[Code that draws figures]
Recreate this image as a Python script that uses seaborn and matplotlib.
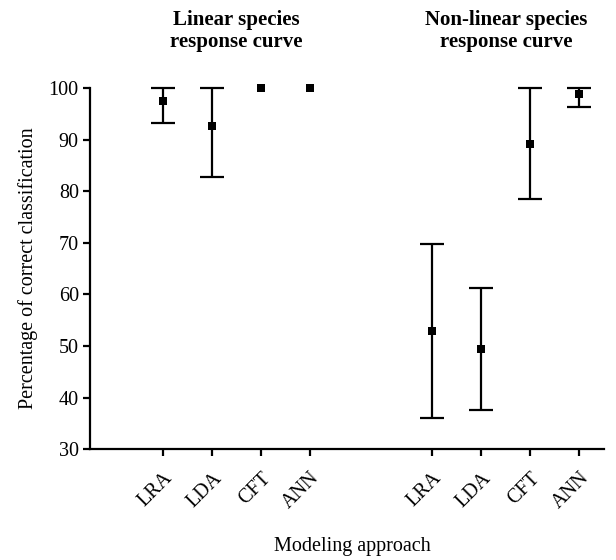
import numpy as np
import pandas as pd
import matplotlib
matplotlib.use("Agg")
import matplotlib.pyplot as plt
import seaborn as sns

sns.set_style("ticks")
plt.rcParams['font.family'] = ['Liberation Serif', 'DejaVu Serif']
plt.rcParams['text.color'] = 'black'
plt.rcParams['axes.labelcolor'] = 'black'
plt.rcParams['xtick.color'] = 'black'
plt.rcParams['ytick.color'] = 'black'

# data
methods = ['LRA', 'LDA', 'CFT', 'ANN']
groups = ['Linear species\nresponse curve', 'Non-linear species\nresponse curve']
linear_mean = [97.4, 92.7, 100.0, 100.0]
linear_low = [93.2, 82.7, 100.0, 100.0]
linear_high = [100.0, 100.0, 100.0, 100.0]
nonlin_mean = [52.9, 49.4, 89.1, 98.8]
nonlin_low = [36.0, 37.5, 78.4, 96.3]
nonlin_high = [69.8, 61.3, 100.0, 100.0]

gap = 1.5
xpos = list(range(4)) + [i + 4 + gap for i in range(4)]
df = pd.DataFrame({
    'x': xpos,
    'method': methods * 2,
    'group': [groups[0]] * 4 + [groups[1]] * 4,
    'mean': linear_mean + nonlin_mean,
    'low': linear_low + nonlin_low,
    'high': linear_high + nonlin_high,
})

fig = plt.figure(figsize=(6.16, 5.6), dpi=100)
ax = fig.add_axes([0.146, 0.198, 0.834, 0.645])

fs = 14.5
yerr = np.vstack([df['mean'] - df['low'], df['high'] - df['mean']])
has_err = (df['high'] - df['low']) > 0
ax.errorbar(df['x'][has_err], df['mean'][has_err], yerr=yerr[:, has_err.values],
            fmt='none', ecolor='black', elinewidth=1.6, capsize=8.3,
            capthick=1.6, clip_on=False, zorder=2)
sns.scatterplot(data=df, x='x', y='mean', marker='s', color='black', s=38,
                edgecolor='black', linewidth=0, ax=ax, zorder=3, clip_on=False,
                legend=False)

ax.set_xlim(-1.5, 9)
ax.set_ylim(30, 100)
ax.set_yticks(range(30, 101, 10))
ax.set_xticks(df['x'])
ax.set_xticklabels(df['method'], rotation=45, ha='right', rotation_mode='anchor',
                   fontsize=fs)
ax.tick_params(axis='y', labelsize=fs, width=1.6, length=5, direction='out', pad=3)
ax.tick_params(axis='x', width=1.6, length=5, direction='out', pad=9)
sns.despine(ax=ax)
for s in ['left', 'bottom']:
    ax.spines[s].set_linewidth(1.6)
    ax.spines[s].set_color('black')

ax.set_ylabel('Percentage of correct classification', fontsize=fs, labelpad=8)
ax.set_xlabel('Modeling approach', fontsize=fs)
ax.xaxis.label.set_va('center')
ax.xaxis.set_label_coords(0.51, -0.27)

for gi, g in enumerate(groups):
    xs = df.loc[df['group'] == g, 'x']
    ax.text(xs.mean(), 1.10, g, transform=ax.get_xaxis_transform(),
            ha='center', va='bottom', fontsize=15, fontweight='bold',
            linespacing=1.15)

fig.savefig('out.png', dpi=100)
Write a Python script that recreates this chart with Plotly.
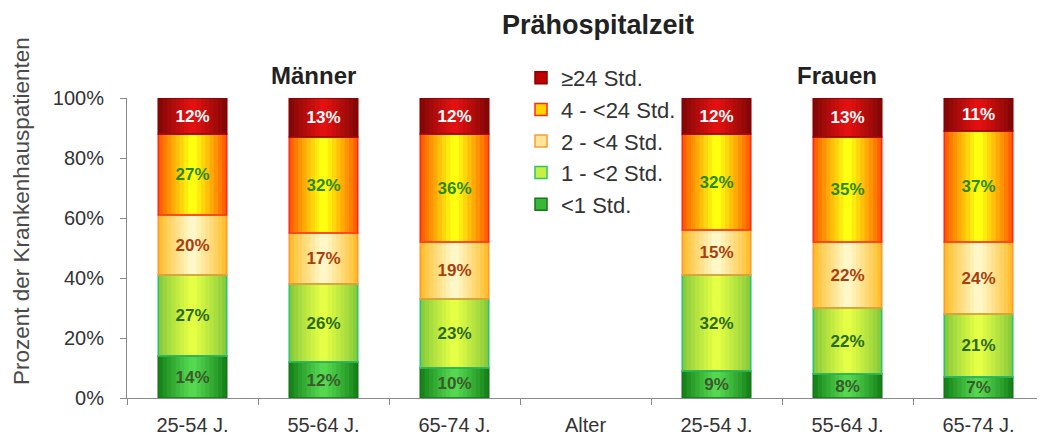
import plotly.graph_objects as go
import numpy as np

# ---------------- data ----------------
categories = ["25-54 J.", "55-64 J.", "65-74 J.", "Alter", "25-54 J.", "55-64 J.", "65-74 J."]
series_names = ["<1 Std.", "1 - <2 Std.", "2 - <4 Std.", "4 - <24 Std.", "≥24 Std."]
lt1 = [14, 12, 10, None, 9, 8, 7]
h1_2 = [27, 26, 23, None, 32, 22, 21]
h2_4 = [20, 17, 19, None, 15, 22, 24]
h4_24 = [27, 32, 36, None, 32, 35, 37]
ge24 = [12, 13, 12, None, 12, 13, 11]
series_values = [lt1, h1_2, h2_4, h4_24, ge24]
y_ticks = [0, 20, 40, 60, 80, 100]
y_tick_labels = ["0%", "20%", "40%", "60%", "80%", "100%"]

# ---------------- styles ----------------
FONT = "Liberation Sans, Arial, sans-serif"
edge_cols = ["#17861a", "#8ccc3c", "#ffbf2e", "#ff6000", "#850808"]
center_cols = ["#55d850", "#e4ff44", "#fff7c8", "#ffff10", "#e21010"]
border_cols = ["#17751a", "#2fc46a", "#ff9a30", "#ff2a1a", "#8a0000"]
text_cols = ["#3a5a2c", "#2a6a12", "#a8400e", "#2a8a00", "#ffffff"]
legend_fill = ["#38b838", "#c8f040", "#ffe49a", "#ffd400", "#c00000"]
BAR_W = 0.52
N_LAYERS = 8

# page has an 8px body margin: the figure starts at (8, 8) of the window
OFF = 8
W_FIG, H_FIG = 1045 - OFF, 436 - OFF
L, T = 127 - OFF, 98 - OFF
R = W_FIG - (1044 - OFF)
B = H_FIG - (398 - OFF)
PW, PH = W_FIG - L - R, H_FIG - T - B


def px_x(px):
    return (px - OFF - L) / PW


def px_y(py):
    return (H_FIG - B - (py - OFF)) / PH


def mix(c1, c2, t):
    a = np.array([int(c1[i:i + 2], 16) for i in (1, 3, 5)], dtype=float)
    b = np.array([int(c2[i:i + 2], 16) for i in (1, 3, 5)], dtype=float)
    c = a + (b - a) * t
    return "rgb(%d,%d,%d)" % tuple(int(round(v)) for v in c)


x_pos = list(range(len(categories)))
vals = np.array([[np.nan if v is None else v for v in s] for s in series_values], dtype=float)
bases = np.vstack([np.zeros(vals.shape[1]), np.nancumsum(vals, axis=0)[:-1]])

fig = go.Figure()

# legend carriers (drawn first, fully covered by the gradient layers)
for i, name in enumerate(series_names):
    fig.add_trace(go.Bar(
        x=x_pos, y=vals[i], base=bases[i], width=BAR_W, name=name,
        marker=dict(color=legend_fill[i], line=dict(color=border_cols[i], width=1.5)),
        showlegend=True, legendrank=100 - i, hoverinfo="skip"))

# gradient layers
for k in range(N_LAYERS):
    t = k / (N_LAYERS - 1)
    w = BAR_W * (1 - k / N_LAYERS)
    for i, name in enumerate(series_names):
        fig.add_trace(go.Bar(
            x=x_pos, y=vals[i], base=bases[i], width=w,
            marker=dict(color=mix(edge_cols[i], center_cols[i], t ** 0.9), line=dict(width=0)),
            showlegend=False, hoverinfo="skip"))

# outlines + value labels
for i, name in enumerate(series_names):
    fig.add_trace(go.Bar(
        x=x_pos, y=vals[i], base=bases[i], width=BAR_W,
        marker=dict(color="rgba(0,0,0,0)", line=dict(color=border_cols[i], width=1.5)),
        texttemplate="<b>%{y:.0f}%</b>", textposition="inside", insidetextanchor="middle",
        textangle=0, constraintext="none",
        textfont=dict(family=FONT, size=17, color=text_cols[i]),
        showlegend=False, hoverinfo="skip"))

fig.update_layout(
    width=W_FIG, height=H_FIG,
    barmode="overlay",
    plot_bgcolor="white", paper_bgcolor="white",
    margin=dict(l=L, r=R, t=T, b=B, autoexpand=False),
    font=dict(family=FONT, color="#333333"),
    title=dict(text="<b>Prähospitalzeit</b>", x=(598 - OFF) / W_FIG, xanchor="center",
               y=1 - (25 - OFF) / H_FIG, yanchor="middle", xref="container", yref="container",
               font=dict(size=27, color="#222222", family=FONT)),
    legend=dict(x=px_x(521), y=px_y(57), xanchor="left", yanchor="top",
                bgcolor="rgba(0,0,0,0)", font=dict(size=22, color="#333333", family=FONT),
                itemclick=False, itemdoubleclick=False),
    showlegend=True,
)

fig.update_xaxes(
    range=[-0.5, len(categories) - 0.5],
    tickvals=x_pos, ticktext=categories, ticks="",
    tickfont=dict(size=20, color="#333333"),
    ticklabelstandoff=9, automargin=False,
    showline=True, linecolor="#8a8a8a", linewidth=1,
    showgrid=False, zeroline=False,
    minor=dict(tick0=0.5, dtick=1, ticks="outside", ticklen=6, tickcolor="#8a8a8a", showgrid=False),
)
fig.update_yaxes(
    range=[0, 100], tickvals=y_ticks, ticktext=y_tick_labels,
    ticks="outside", ticklen=6, tickcolor="#8a8a8a",
    tickfont=dict(size=20, color="#333333"),
    ticklabelstandoff=12, automargin=False,
    showline=True, linecolor="#8a8a8a", linewidth=1,
    showgrid=False, zeroline=False,
)

fig.add_annotation(text="Prozent der Krankenhauspatienten", textangle=-90,
                   x=px_x(21), y=px_y(211), xref="paper", yref="paper", showarrow=False,
                   xanchor="center", yanchor="middle",
                   font=dict(size=22.5, color="#4a4a4a", family=FONT))
fig.add_annotation(text="<b>Männer</b>", x=px_x(313), y=px_y(75), xref="paper", yref="paper",
                   showarrow=False, xanchor="center", yanchor="middle",
                   font=dict(size=24, color="#222222", family=FONT))
fig.add_annotation(text="<b>Frauen</b>", x=px_x(837), y=px_y(75), xref="paper", yref="paper",
                   showarrow=False, xanchor="center", yanchor="middle",
                   font=dict(size=24, color="#222222", family=FONT))

fig.write_html("out.html")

*DO THIS*.
Copy out each line of the data containing the string "matplotlib".

*OUTPUT BELOW*.
Recreate this image as a Python script that uses seaborn and matplotlib.
import matplotlib
matplotlib.use("Agg")
import matplotlib.pyplot as plt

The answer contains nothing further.